— start Information supplied —

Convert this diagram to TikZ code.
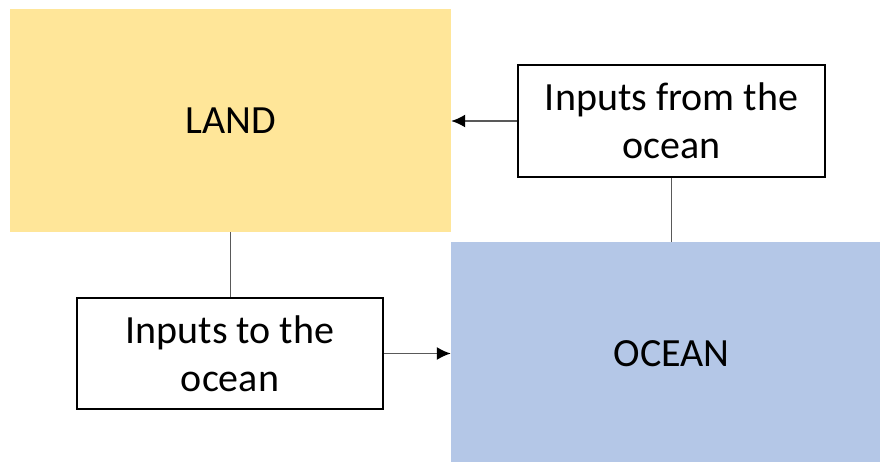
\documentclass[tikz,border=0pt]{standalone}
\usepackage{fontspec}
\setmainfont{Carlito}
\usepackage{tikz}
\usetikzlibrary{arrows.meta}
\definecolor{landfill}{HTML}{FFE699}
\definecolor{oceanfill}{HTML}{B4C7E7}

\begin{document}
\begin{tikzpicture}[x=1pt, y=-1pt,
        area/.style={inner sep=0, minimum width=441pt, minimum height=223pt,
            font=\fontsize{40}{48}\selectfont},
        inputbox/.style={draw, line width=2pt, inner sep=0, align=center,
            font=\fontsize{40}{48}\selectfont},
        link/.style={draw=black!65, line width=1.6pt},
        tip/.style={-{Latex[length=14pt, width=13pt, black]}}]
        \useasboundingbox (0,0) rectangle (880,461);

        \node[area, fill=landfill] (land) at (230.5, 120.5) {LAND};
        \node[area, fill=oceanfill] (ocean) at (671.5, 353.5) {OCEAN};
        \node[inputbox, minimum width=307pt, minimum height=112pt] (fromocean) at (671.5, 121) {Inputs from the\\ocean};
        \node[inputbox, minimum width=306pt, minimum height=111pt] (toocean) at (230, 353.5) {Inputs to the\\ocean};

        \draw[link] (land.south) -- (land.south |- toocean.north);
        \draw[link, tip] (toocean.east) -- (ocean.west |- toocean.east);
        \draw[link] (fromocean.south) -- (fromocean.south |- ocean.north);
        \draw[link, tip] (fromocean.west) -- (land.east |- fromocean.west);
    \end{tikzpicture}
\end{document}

— end Information supplied —

### Problem details
Write out the data precisely as given, excluding the pictures.

### Written reply
Convert this diagram to TikZ code.
\documentclass[tikz,border=0pt]{standalone}
\usepackage{fontspec}
\setmainfont{Carlito}
\usepackage{tikz}
\usetikzlibrary{arrows.meta}
\definecolor{landfill}{HTML}{FFE699}
\definecolor{oceanfill}{HTML}{B4C7E7}

\begin{document}
\begin{tikzpicture}[x=1pt, y=-1pt,
        area/.style={inner sep=0, minimum width=441pt, minimum height=223pt,
            font=\fontsize{40}{48}\selectfont},
        inputbox/.style={draw, line width=2pt, inner sep=0, align=center,
            font=\fontsize{40}{48}\selectfont},
        link/.style={draw=black!65, line width=1.6pt},
        tip/.style={-{Latex[length=14pt, width=13pt, black]}}]
        \useasboundingbox (0,0) rectangle (880,461);

        \node[area, fill=landfill] (land) at (230.5, 120.5) {LAND};
        \node[area, fill=oceanfill] (ocean) at (671.5, 353.5) {OCEAN};
        \node[inputbox, minimum width=307pt, minimum height=112pt] (fromocean) at (671.5, 121) {Inputs from the\\ocean};
        \node[inputbox, minimum width=306pt, minimum height=111pt] (toocean) at (230, 353.5) {Inputs to the\\ocean};

        \draw[link] (land.south) -- (land.south |- toocean.north);
        \draw[link, tip] (toocean.east) -- (ocean.west |- toocean.east);
        \draw[link] (fromocean.south) -- (fromocean.south |- ocean.north);
        \draw[link, tip] (fromocean.west) -- (land.east |- fromocean.west);
    \end{tikzpicture}
\end{document}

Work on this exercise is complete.